• Work required
Take the lines from the one bearing "Emit a Python" to the one bearing "ax = fig.add_axes([93.5/W, (H-531)/H, (W-93.5)/W, 505/H])", inclusive, and reproduce them exactly; include no other line.

=== Given data ===

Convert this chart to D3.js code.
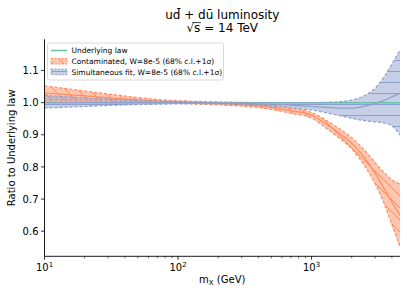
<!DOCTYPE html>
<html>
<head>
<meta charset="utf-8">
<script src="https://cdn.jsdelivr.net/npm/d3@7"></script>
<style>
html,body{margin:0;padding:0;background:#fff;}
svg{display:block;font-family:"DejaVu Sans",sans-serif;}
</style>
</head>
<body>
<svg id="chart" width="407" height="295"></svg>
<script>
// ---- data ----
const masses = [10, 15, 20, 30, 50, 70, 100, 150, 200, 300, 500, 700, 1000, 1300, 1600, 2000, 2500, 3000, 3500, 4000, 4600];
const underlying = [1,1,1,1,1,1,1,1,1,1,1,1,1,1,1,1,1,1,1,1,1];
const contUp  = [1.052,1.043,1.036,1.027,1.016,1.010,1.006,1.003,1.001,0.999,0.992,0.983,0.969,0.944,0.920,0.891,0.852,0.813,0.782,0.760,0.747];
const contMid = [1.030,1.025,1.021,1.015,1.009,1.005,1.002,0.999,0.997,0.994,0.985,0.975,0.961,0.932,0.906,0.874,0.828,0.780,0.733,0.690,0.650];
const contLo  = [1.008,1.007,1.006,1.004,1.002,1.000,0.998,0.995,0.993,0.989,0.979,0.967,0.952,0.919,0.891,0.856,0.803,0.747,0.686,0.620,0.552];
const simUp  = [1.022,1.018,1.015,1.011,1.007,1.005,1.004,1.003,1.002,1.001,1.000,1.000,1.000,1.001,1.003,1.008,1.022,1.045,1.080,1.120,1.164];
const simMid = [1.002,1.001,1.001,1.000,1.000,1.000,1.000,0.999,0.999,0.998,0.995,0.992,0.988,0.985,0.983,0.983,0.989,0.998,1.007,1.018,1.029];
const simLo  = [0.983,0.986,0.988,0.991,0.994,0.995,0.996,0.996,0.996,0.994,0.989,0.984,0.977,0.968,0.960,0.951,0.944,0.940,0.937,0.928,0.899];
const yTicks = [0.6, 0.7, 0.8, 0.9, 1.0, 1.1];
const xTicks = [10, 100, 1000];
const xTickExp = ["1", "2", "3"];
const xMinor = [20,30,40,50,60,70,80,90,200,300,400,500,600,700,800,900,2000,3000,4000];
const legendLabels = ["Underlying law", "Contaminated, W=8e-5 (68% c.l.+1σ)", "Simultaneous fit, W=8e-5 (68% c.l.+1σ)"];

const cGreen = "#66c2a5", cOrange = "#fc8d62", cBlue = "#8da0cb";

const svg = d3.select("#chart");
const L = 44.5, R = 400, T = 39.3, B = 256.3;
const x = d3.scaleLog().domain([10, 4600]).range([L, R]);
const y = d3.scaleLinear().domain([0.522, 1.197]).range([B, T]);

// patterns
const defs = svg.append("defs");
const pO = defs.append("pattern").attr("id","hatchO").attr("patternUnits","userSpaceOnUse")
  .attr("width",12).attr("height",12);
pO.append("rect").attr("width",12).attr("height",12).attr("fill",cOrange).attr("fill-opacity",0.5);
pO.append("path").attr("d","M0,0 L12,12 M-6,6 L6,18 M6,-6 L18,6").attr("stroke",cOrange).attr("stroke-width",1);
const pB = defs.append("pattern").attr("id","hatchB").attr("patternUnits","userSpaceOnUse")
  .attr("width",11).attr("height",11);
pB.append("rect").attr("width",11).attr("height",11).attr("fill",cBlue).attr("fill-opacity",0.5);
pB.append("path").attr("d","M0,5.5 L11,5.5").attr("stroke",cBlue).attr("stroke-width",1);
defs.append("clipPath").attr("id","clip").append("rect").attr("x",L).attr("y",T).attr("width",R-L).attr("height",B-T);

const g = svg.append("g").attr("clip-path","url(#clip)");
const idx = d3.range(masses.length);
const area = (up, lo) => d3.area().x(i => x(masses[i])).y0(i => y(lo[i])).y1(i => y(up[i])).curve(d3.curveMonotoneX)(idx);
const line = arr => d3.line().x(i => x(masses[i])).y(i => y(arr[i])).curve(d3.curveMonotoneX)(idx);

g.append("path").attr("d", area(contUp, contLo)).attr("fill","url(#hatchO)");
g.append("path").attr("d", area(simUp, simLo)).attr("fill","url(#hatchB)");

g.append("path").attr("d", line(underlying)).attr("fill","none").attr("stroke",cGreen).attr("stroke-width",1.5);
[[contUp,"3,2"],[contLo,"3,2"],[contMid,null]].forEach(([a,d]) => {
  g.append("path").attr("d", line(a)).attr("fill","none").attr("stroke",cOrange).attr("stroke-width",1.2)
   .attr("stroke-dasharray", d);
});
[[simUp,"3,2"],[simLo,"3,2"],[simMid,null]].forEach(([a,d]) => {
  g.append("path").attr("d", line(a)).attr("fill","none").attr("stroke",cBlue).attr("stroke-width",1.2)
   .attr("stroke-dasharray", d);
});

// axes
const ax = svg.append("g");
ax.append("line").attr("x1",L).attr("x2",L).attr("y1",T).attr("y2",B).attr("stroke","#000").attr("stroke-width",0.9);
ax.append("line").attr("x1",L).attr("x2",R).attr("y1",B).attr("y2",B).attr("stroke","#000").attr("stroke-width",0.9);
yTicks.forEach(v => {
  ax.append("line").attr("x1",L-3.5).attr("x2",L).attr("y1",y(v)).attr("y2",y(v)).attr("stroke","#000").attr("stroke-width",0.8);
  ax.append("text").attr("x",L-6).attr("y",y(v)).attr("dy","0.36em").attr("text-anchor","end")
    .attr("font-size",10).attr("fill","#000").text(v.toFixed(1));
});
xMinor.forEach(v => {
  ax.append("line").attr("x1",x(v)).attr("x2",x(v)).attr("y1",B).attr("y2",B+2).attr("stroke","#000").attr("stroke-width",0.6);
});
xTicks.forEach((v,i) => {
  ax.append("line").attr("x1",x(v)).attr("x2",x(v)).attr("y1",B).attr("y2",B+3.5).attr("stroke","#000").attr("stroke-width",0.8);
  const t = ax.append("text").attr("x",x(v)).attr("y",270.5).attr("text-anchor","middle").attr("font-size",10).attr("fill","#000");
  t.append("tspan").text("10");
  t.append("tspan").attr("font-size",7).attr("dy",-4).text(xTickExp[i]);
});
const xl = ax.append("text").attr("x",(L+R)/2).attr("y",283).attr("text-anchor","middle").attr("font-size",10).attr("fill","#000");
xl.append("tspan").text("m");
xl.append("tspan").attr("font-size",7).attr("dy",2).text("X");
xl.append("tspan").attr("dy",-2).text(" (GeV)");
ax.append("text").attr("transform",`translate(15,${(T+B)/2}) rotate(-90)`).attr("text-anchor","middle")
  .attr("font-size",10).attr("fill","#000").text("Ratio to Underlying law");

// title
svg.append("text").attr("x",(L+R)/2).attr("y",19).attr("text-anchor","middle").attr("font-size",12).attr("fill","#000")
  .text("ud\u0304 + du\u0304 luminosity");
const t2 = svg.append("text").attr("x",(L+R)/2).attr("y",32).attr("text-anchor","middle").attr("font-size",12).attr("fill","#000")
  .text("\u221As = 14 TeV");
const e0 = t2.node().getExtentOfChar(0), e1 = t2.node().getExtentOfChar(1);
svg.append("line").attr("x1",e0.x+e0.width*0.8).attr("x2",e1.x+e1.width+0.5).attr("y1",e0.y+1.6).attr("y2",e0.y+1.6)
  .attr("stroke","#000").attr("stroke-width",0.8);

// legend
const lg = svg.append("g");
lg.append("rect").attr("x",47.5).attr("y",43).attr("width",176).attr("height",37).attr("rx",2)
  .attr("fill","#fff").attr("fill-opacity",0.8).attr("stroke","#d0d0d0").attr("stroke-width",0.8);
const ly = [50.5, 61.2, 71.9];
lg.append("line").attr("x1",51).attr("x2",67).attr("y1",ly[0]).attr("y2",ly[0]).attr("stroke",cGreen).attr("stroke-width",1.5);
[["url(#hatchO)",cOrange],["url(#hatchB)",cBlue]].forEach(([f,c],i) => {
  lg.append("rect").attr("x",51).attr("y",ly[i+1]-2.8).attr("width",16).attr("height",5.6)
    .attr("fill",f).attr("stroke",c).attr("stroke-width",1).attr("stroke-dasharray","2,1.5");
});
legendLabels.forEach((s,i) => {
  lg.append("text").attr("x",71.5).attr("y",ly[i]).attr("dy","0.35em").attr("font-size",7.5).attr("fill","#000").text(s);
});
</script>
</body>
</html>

===
=== Given data ===

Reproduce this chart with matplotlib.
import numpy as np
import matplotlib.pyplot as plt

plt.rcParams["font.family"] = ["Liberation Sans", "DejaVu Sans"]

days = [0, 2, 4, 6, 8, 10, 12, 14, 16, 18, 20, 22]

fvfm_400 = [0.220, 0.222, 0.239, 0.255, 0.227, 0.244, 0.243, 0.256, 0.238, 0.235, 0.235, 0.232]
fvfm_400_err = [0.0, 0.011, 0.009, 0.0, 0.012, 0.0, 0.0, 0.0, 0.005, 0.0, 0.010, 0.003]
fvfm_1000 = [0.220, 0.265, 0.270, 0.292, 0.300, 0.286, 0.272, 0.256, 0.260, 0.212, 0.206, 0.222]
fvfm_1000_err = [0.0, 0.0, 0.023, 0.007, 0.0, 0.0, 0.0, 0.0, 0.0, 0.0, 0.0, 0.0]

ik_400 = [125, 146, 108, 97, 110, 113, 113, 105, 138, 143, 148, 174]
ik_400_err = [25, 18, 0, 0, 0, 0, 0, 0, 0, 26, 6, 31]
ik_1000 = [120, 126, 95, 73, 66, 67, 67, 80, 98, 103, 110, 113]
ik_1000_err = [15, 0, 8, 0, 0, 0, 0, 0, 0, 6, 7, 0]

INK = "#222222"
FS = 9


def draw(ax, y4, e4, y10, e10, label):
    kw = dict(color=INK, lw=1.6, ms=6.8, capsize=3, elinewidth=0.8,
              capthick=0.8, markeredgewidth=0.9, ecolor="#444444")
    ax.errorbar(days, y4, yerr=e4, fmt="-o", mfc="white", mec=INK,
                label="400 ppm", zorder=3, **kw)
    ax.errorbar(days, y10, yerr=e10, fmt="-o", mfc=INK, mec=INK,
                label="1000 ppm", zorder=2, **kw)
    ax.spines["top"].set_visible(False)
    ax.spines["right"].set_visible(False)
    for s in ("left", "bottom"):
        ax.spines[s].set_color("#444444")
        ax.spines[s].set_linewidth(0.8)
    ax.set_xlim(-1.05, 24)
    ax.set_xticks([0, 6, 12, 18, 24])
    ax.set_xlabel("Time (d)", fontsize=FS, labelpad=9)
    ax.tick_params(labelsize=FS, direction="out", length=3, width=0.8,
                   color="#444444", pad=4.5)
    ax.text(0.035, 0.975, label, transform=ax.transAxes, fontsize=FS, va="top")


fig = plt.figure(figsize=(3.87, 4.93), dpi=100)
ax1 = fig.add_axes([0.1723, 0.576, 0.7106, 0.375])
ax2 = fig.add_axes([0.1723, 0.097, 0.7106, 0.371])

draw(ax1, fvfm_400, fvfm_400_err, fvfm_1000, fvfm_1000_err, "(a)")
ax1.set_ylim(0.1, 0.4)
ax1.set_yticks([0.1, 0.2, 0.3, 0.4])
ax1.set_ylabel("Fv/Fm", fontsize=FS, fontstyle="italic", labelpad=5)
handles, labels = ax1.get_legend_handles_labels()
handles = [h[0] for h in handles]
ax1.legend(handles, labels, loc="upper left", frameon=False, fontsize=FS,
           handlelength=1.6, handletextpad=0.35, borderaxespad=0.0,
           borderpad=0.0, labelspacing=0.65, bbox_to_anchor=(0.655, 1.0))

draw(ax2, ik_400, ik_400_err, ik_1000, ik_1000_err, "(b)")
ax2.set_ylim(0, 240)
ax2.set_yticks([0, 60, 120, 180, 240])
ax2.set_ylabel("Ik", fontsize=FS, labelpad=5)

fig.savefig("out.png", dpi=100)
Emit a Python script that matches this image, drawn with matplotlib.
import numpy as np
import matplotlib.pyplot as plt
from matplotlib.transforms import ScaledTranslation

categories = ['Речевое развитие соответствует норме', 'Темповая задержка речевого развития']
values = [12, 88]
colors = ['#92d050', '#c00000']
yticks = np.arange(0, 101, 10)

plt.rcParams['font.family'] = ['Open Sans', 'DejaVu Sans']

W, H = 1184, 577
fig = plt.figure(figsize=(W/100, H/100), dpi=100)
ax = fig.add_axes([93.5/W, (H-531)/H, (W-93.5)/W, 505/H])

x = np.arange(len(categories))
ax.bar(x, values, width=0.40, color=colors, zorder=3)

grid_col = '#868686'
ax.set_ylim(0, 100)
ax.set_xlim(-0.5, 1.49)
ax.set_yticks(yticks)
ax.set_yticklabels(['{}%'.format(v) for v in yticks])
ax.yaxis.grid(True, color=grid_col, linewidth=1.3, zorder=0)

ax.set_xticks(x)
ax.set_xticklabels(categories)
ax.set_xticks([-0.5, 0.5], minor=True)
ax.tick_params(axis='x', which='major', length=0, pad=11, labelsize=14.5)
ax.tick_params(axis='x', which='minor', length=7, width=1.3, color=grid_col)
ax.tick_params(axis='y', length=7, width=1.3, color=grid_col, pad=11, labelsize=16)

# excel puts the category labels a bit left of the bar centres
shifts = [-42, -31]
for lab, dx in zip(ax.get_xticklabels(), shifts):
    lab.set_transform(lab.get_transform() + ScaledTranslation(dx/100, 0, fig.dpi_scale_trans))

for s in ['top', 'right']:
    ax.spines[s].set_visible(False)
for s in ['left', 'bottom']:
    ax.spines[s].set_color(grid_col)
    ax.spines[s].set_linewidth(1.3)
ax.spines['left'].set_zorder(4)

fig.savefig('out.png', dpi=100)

===

• Complete answer
Emit a Python script that matches this image, drawn with matplotlib.
import numpy as np
import matplotlib.pyplot as plt
from matplotlib.transforms import ScaledTranslation

categories = ['Речевое развитие соответствует норме', 'Темповая задержка речевого развития']
values = [12, 88]
colors = ['#92d050', '#c00000']
yticks = np.arange(0, 101, 10)

plt.rcParams['font.family'] = ['Open Sans', 'DejaVu Sans']

W, H = 1184, 577
fig = plt.figure(figsize=(W/100, H/100), dpi=100)
ax = fig.add_axes([93.5/W, (H-531)/H, (W-93.5)/W, 505/H])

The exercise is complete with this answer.